When I first read this, my thought was to be dubious that there was an exploit only if iCloud backups are involved. Really? But I had no good way to explain my suspicions that the whole AppleID core rot provides the technical capability to override encryption protection . Until, I came across Ars and Soghoian weighing in:
"In the case of iMessage intercept capabilities, Apple is taking a page from Skype's playbook—make very carefully worded statements about the existence of encryption, and then let people read far more into their claims than they have actually made," Chris Soghoian, who is principal technologist and senior policy analyst for the American Civil Liberties Union, told Ars. "When reading Apple's carefully worded PRISM denial, remember it was written by a hybrid team of lawyers and PR folks. Every word matters. At best, they are being cagey, at worst, outright deceptive."

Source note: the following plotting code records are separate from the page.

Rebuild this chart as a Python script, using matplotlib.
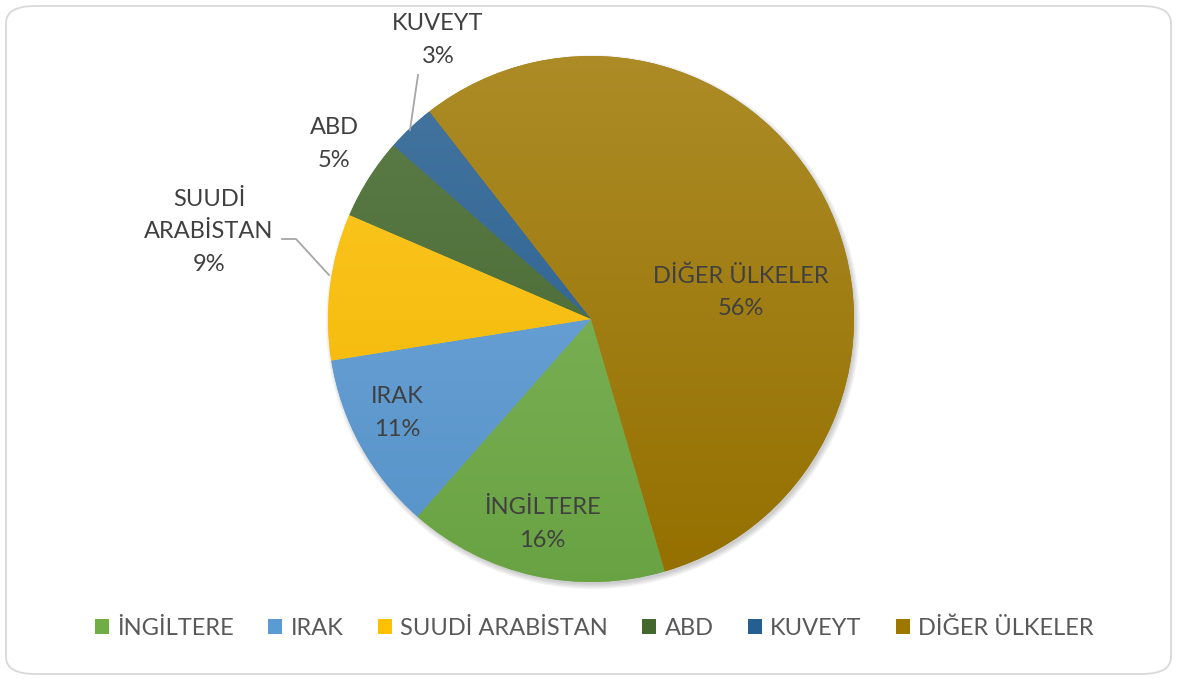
import matplotlib.pyplot as plt
import matplotlib.colors as mcolors
from matplotlib.patches import FancyBboxPatch, Patch, Circle
import numpy as np

# 數據
ulkeler = ["İNGİLTERE", "IRAK", "SUUDİ ARABİSTAN", "ABD", "KUVEYT", "DİĞER ÜLKELER"]
etiketler = ["İNGİLTERE", "IRAK", "SUUDİ\nARABİSTAN", "ABD", "KUVEYT", "DİĞER ÜLKELER"]
oranlar = [16, 11, 9, 5, 3, 56]
renkler = ["#70AD47", "#5B9BD5", "#FFC000", "#43682B", "#255E91", "#9E7700"]

plt.rcParams["font.family"] = ["Lato", "DejaVu Sans"]

W, H = 1177, 679
fig = plt.figure(figsize=(W / 100, H / 100), dpi=100)
ax = fig.add_axes([0, 0, 1, 1])

# 外框
fig.patches.append(FancyBboxPatch((6 / W, 5 / H), 1165 / W, 668 / H,
                                  boxstyle="round,pad=0,rounding_size=0.025",
                                  transform=fig.transFigure, fc="none",
                                  ec="#D9D9D9", lw=1.3, zorder=10))

cx, cy, r = 591, H - 319, 263

# 陰影
for k in range(4):
    ax.add_patch(Circle((cx + 2, cy - 3), r + 4 - k * 1.5, fc="black", ec="none",
                        alpha=0.05, zorder=0))

wedges, _ = ax.pie(oranlar, colors=renkler, startangle=-73.7, counterclock=False,
                   center=(cx, cy), radius=r, wedgeprops=dict(linewidth=0))

# 漸層填色
for w, c in zip(wedges, renkler):
    rgb = np.array(mcolors.to_rgb(c))
    top = rgb + (1 - rgb) * 0.15
    bot = rgb * 0.94
    t = np.linspace(0, 1, 256)[:, None]
    grad = top * (1 - t) + bot * t
    img = ax.imshow(grad[:, None, :].repeat(2, axis=1),
                    extent=(cx - r, cx + r, cy - r, cy + r),
                    origin="upper", aspect="auto", zorder=2)
    img.set_clip_path(w)

# 資料標籤位置 (像素)
etiket_xy = [(542, 524), (397, 413), (209, 232), (334, 144), (438, 40), (741, 292)]
for lab, v, (x, y) in zip(etiketler, oranlar, etiket_xy):
    ax.text(x, H - y, f"{lab}\n{v}%", ha="center", va="center", fontsize=17,
            color="#404040", linespacing=1.65, zorder=5)

# 引導線
ax.plot([282, 296, 329], [H - 239, H - 239, H - 275], color="#A6A6A6", lw=1.3, zorder=5)
ax.plot([418, 410], [H - 75, H - 130], color="#A6A6A6", lw=1.3, zorder=5)

ax.set_xlim(0, W)
ax.set_ylim(0, H)
ax.set_aspect("equal")
ax.axis("off")

handles = [Patch(fc=c, ec="none") for c in renkler]
fig.legend(handles, ulkeler, loc="center", bbox_to_anchor=(0.505, 1 - 628 / H),
           ncol=6, frameon=False, fontsize=17, labelcolor="#595959",
           handlelength=0.6, handleheight=0.6, handletextpad=0.35, columnspacing=1.45)

fig.savefig("out.png", dpi=100)
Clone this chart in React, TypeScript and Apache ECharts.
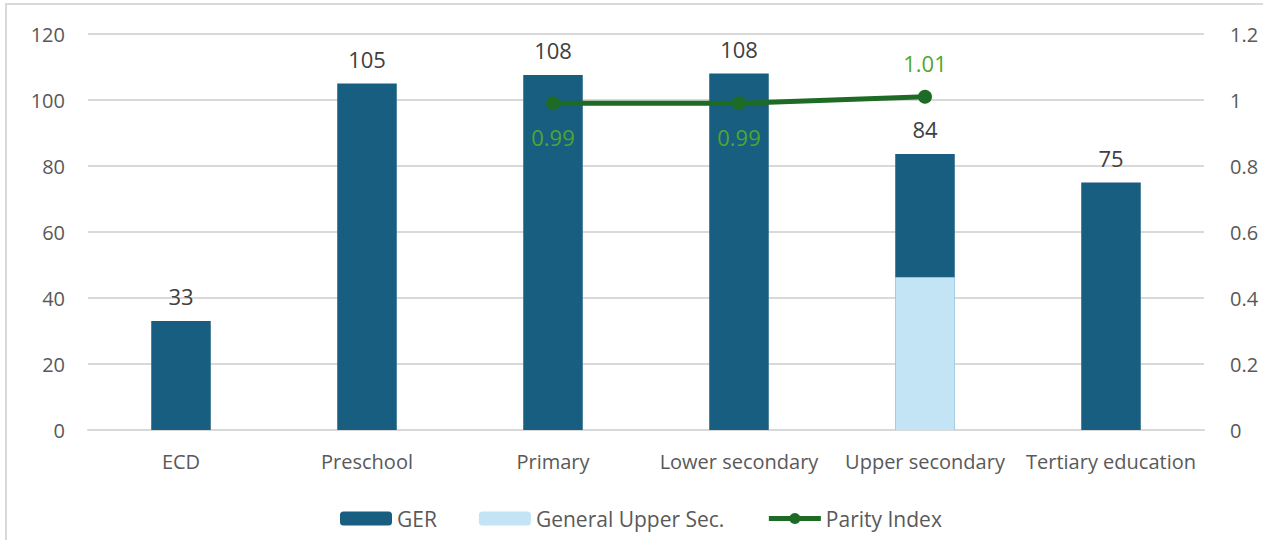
import React, { useEffect, useRef } from "react";
import * as echarts from "echarts";

const categories = ["ECD", "Preschool", "Primary", "Lower secondary", "Upper secondary", "Tertiary education"];
const gerValues = [33, 105, 107.6, 108, 83.6, 75];
const generalUpperSec = [null, null, null, null, 46.3, null];
const parityIndex = [null, null, 0.99, 0.99, 1.01, null];
const parityLabelPos = ["bottom", "bottom", "bottom", "bottom", "top", "bottom"];
const leftTicks = { min: 0, max: 120, interval: 20 };
const rightTicks = { min: 0, max: 1.2, interval: 0.2 };

const FONT = "'Open Sans', 'Liberation Sans', Arial, sans-serif";

export default function App() {
  const ref = useRef<HTMLDivElement>(null);
  useEffect(() => {
    document.body.style.margin = "0";
    const chart = echarts.init(ref.current!, null, { renderer: "svg" });
    chart.setOption({
      animation: false,
      backgroundColor: "#ffffff",
      textStyle: { fontFamily: FONT },
      grid: { left: 81, right: 63, top: 29, bottom: 110 },
      legend: {
        bottom: 6,
        left: 328,
        itemWidth: 52,
        itemHeight: 14,
        itemGap: 42,
        textStyle: { fontSize: 21, color: "#595959", fontFamily: FONT },
        data: [
          { name: "GER" },
          { name: "General Upper Sec." },
          { name: "Parity Index", lineStyle: { width: 5, color: "#1e6b25" }, itemStyle: { color: "#1e6b25" } },
        ],
      },
      xAxis: {
        type: "category",
        data: categories,
        axisLine: { lineStyle: { color: "#d9d9d9", width: 2 } },
        axisTick: { show: false },
        axisLabel: { color: "#595959", fontSize: 20, margin: 21, interval: 0 },
      },
      yAxis: [
        {
          type: "value",
          ...leftTicks,
          axisLine: { show: false },
          axisTick: { show: false },
          splitLine: { lineStyle: { color: "#d9d9d9", width: 2 } },
          axisLabel: { color: "#595959", fontSize: 20, margin: 23 },
        },
        {
          type: "value",
          ...rightTicks,
          axisLine: { show: false },
          axisTick: { show: false },
          splitLine: { show: false },
          axisLabel: {
            color: "#595959",
            fontSize: 20,
            margin: 26,
            formatter: (v: number) => String(Math.round(v * 10) / 10),
          },
        },
      ],
      series: [
        {
          name: "GER",
          type: "bar",
          data: gerValues,
          barWidth: "32%",
          barGap: "-100%",
          itemStyle: { color: "#175e80" },
          label: {
            show: true,
            position: "top",
            distance: 14,
            color: "#404040",
            fontSize: 22,
            formatter: (p: any) => String(Math.round(p.value)),
          },
          z: 2,
        },
        {
          name: "General Upper Sec.",
          type: "bar",
          data: generalUpperSec,
          barWidth: "32%",
          itemStyle: { color: "#c2e4f5" },
          z: 3,
        },
        {
          name: "Parity Index",
          type: "line",
          yAxisIndex: 1,
          data: parityIndex.map((v, i) => ({
            value: v,
            label: { position: parityLabelPos[i] },
          })),
          symbol: "circle",
          symbolSize: 14,
          lineStyle: { color: "#1e6b25", width: 5 },
          itemStyle: { color: "#1e6b25" },
          label: { show: true, distance: 16, color: "#4ea72e", fontSize: 22 },
          z: 5,
        },
      ],
    });
    return () => chart.dispose();
  }, []);
  return (
    <div style={{ position: "relative", width: 1267, height: 540, background: "#fff" }}>
      <div
        style={{
          position: "absolute",
          left: 5,
          top: 3,
          width: 1258,
          height: 537,
          borderLeft: "2px solid #d9d9d9",
          borderTop: "2px solid #d9d9d9",
          boxSizing: "border-box",
        }}
      />
      <div ref={ref} style={{ position: "absolute", left: 7, top: 5, width: 1260, height: 535 }} />
    </div>
  );
}
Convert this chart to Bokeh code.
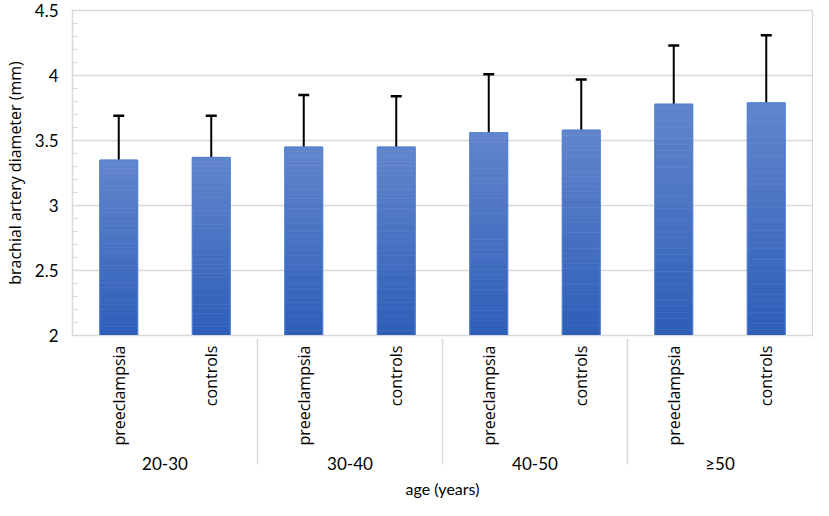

As Soghoian and other critics admit, the end-to-end encryption included with iMessage may make it impossible for Apple to decrypt conversations, at least in some circumstances. But in the absence of key details that Apple has steadfastly declined to provide, customers who are especially concerned about their privacy would do well to assume otherwise.
In other words, Apple’s privacy statement may well not be strictly true. let alone only misleading in the iCloud backup sense.
And I for one welcome our new iMessage/PRISM/NSA overlords. I’d like to remind them that as a trusted blog commenter, I can be helpful in rounding up others to toil in their underground sugar caves.